Bundle#
MONAI Bundles are a specification and file structure based way of distributing trained MONAI models with associated metadata, code, documentation, and other resources. These are meant to make it easier for you to distribute your model in a format that explains what the model is for, how to use it, how to reproduce the science you’ve done with it, and use it in other applications such as Label and Deploy.
Detailed bundle examples and get started tutorial: Project-MONAI/tutorials
A collection of medical imaging models in the MONAI Bundle format: Project-MONAI/model-zoo
Bundle vs. MAPs#
Bundles differ from MONAI Application Packages (MAPs) in that they focus on description, code definition, application, usage. MAPs focus on deployment, containerisation, integration into existing clinical systems, and other application areas relating to putting models into use.
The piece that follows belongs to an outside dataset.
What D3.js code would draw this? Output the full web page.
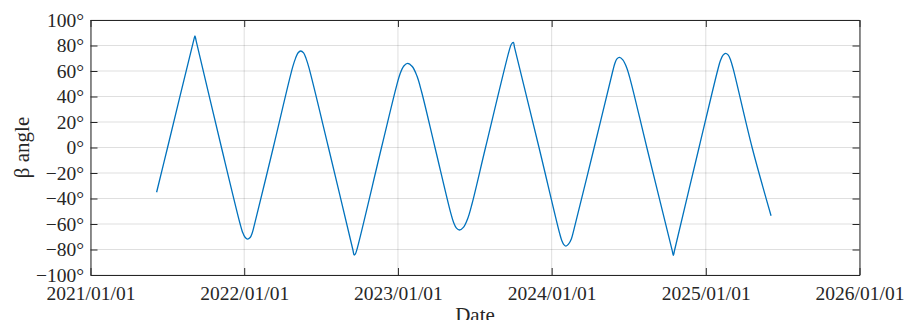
<!DOCTYPE html>
<html>
<head>
<meta charset="utf-8">
<script src="https://cdn.jsdelivr.net/npm/d3@7"></script>
<style>
  body { margin: 0; background: #fff; }
  svg { display: block; }
  .axis text { font-family: "Liberation Serif", "DejaVu Serif", serif; font-size: 19.5px; fill: #262626; }
  .axis path, .axis line { stroke: #262626; }
  .label { font-family: "Liberation Serif", "DejaVu Serif", serif; font-size: 21px; fill: #262626; }
</style>
</head>
<body>
<svg class="main" width="905" height="320"></svg>
<script>
'use strict';

// beta angle samples
var dates = [
  '2021-06-07', '2021-07-03', '2021-09-03', '2021-09-06', '2021-09-09', '2021-11-08',
  '2021-12-22', '2021-12-28', '2022-01-03', '2022-01-09', '2022-01-15', '2022-01-20', '2022-01-25', '2022-03-11',
  '2022-04-26', '2022-05-03', '2022-05-09', '2022-05-15', '2022-05-22', '2022-05-28', '2022-06-04', '2022-07-20',
  '2022-09-16', '2022-09-19', '2022-09-22', '2022-09-25', '2022-11-23',
  '2022-12-28', '2023-01-06', '2023-01-15', '2023-01-24', '2023-02-04', '2023-02-15', '2023-02-26', '2023-03-30',
  '2023-05-06', '2023-05-13', '2023-05-20', '2023-05-27', '2023-06-06', '2023-06-16', '2023-06-26', '2023-07-28',
  '2023-09-22', '2023-09-27', '2023-10-02', '2023-10-05', '2023-12-02',
  '2024-01-20', '2024-01-25', '2024-01-30', '2024-02-04', '2024-02-10', '2024-02-17', '2024-02-23', '2024-04-11',
  '2024-05-25', '2024-05-30', '2024-06-04', '2024-06-10', '2024-06-18', '2024-06-27', '2024-07-06', '2024-08-14',
  '2024-10-13', '2024-10-16', '2024-10-19', '2024-12-16',
  '2025-01-30', '2025-02-05', '2025-02-11', '2025-02-17', '2025-02-23', '2025-03-01', '2025-03-07', '2025-04-21',
  '2025-06-05'
];
var beta = [
  -35.1, 0, 84.0, 87.5, 83.5, 0,
  -59.6, -66.4, -70.4, -71.8, -70.6, -67.0, -60.9, 0,
  63.0, 70.1, 74.3, 75.7, 74.2, 69.7, 62.2, 0,
  -80.2, -84.3, -83.4, -80.7, 0,
  47.4, 57.7, 63.9, 66.0, 63.5, 56.2, 43.9, 0,
  -50.9, -58.6, -63.2, -64.7, -62.4, -55.5, -44.1, 0,
  75.8, 80.8, 82.5, 78.4, 0,
  -67.4, -72.9, -76.2, -77.3, -75.8, -71.5, -64.2, 0,
  59.8, 65.9, 69.5, 70.7, 68.7, 62.8, 52.9, 0,
  -80.5, -84.6, -80.4, 0,
  61.6, 68.4, 72.5, 73.9, 72.6, 68.5, 61.8, 0,
  -53.5
];
var yearTicks = ['2021-01-01', '2022-01-01', '2023-01-01', '2024-01-01', '2025-01-01', '2026-01-01'];
var yTicks = [-100, -80, -60, -40, -20, 0, 20, 40, 60, 80, 100];

var plotLeft = 90.5, plotRight = 859.5, plotTop = 20, plotBottom = 275;
var parse = d3.utcParse('%Y-%m-%d');
var fmt = d3.utcFormat('%Y/%m/%d');

var series = dates.map(function (d, i) {
    return { date: parse(d), value: beta[i] };
});
var xTickDates = yearTicks.map(parse);

var x = d3.scaleUtc()
    .domain([xTickDates[0], xTickDates[xTickDates.length - 1]])
    .range([plotLeft, plotRight]);
var y = d3.scaleLinear()
    .domain([-100, 100])
    .range([plotBottom, plotTop]);

var svg = d3.select('svg.main');

// grid
var grid = svg.append('g').attr('class', 'grid');
grid.selectAll('.hgrid')
    .data(yTicks)
    .enter()
    .append('line')
    .attr('x1', plotLeft).attr('x2', plotRight)
    .attr('y1', function (d) { return y(d); })
    .attr('y2', function (d) { return y(d); })
    .attr('stroke', '#262626')
    .attr('stroke-opacity', 0.15)
    .attr('stroke-width', 1);
grid.selectAll('.vgrid')
    .data(xTickDates)
    .enter()
    .append('line')
    .attr('y1', plotTop).attr('y2', plotBottom)
    .attr('x1', function (d) { return x(d); })
    .attr('x2', function (d) { return x(d); })
    .attr('stroke', '#262626')
    .attr('stroke-opacity', 0.15)
    .attr('stroke-width', 1);

// data line
var line = d3.line()
    .x(function (d) { return x(d.date); })
    .y(function (d) { return y(d.value); })
    .curve(d3.curveCatmullRom.alpha(0.5));

svg.append('path')
    .datum(series)
    .attr('d', line)
    .attr('fill', 'none')
    .attr('stroke', '#0072BD')
    .attr('stroke-width', 1.3);

// axes (inward ticks, box)
var degFmt = function (d) {
    return (d < 0 ? '\u2212' : '') + Math.abs(d) + '\u00b0';
};

svg.append('g')
    .attr('class', 'axis')
    .attr('transform', 'translate(0,' + plotBottom + ')')
    .call(d3.axisBottom(x).tickValues(xTickDates).tickFormat(fmt).tickSizeInner(-7).tickSizeOuter(0).tickPadding(11));

svg.append('g')
    .attr('class', 'axis')
    .attr('transform', 'translate(0,' + plotTop + ')')
    .call(d3.axisTop(x).tickValues(xTickDates).tickFormat('').tickSizeInner(-7).tickSizeOuter(0));

svg.append('g')
    .attr('class', 'axis')
    .attr('transform', 'translate(' + plotLeft + ',0)')
    .call(d3.axisLeft(y).tickValues(yTicks).tickFormat(degFmt).tickSizeInner(-7).tickSizeOuter(0).tickPadding(6.5));

svg.append('g')
    .attr('class', 'axis')
    .attr('transform', 'translate(' + plotRight + ',0)')
    .call(d3.axisRight(y).tickValues(yTicks).tickFormat('').tickSizeInner(-7).tickSizeOuter(0));

svg.selectAll('.axis .domain').attr('stroke-width', 1);
svg.selectAll('.axis text').attr('font-family', null).attr('font-size', null);

// axis labels
svg.append('text')
    .attr('class', 'label')
    .attr('x', (plotLeft + plotRight) / 2)
    .attr('y', 322)
    .attr('text-anchor', 'middle')
    .text('Date');

svg.append('text')
    .attr('class', 'label')
    .attr('transform', 'translate(28.5,' + ((plotTop + plotBottom) / 2) + ') rotate(-90)')
    .attr('text-anchor', 'middle')
    .text('\u03b2 angle');
</script>
</body>
</html>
As a user, bundles are networks and “programs” you would use directly for training, inference, reproducing results, and other tasks. Bundles can be integrated into MONAI Label apps to perform segmentation tasks through user interfaces, or into MAPs for deployment. They can be integrated into other container environments but this isn’t their focus. A bundle in general is a more lightweight concept with less infrastructure
For all applications relating to containerisation, portability, and deployment, MAPs are what you’re looking for. A MAP is the contained environment for running an inference application directly or within an orchestration system. A bundle alone doesn’t have the structure suitable for this use, a MAP must be provided which uses a bundle as the inference object. MAPs are also meant for inference only unlike bundles which should include training scripts. DICOM access is emphasised in MAPs since they are meant for clinical deployment and so must interface with clinical databases.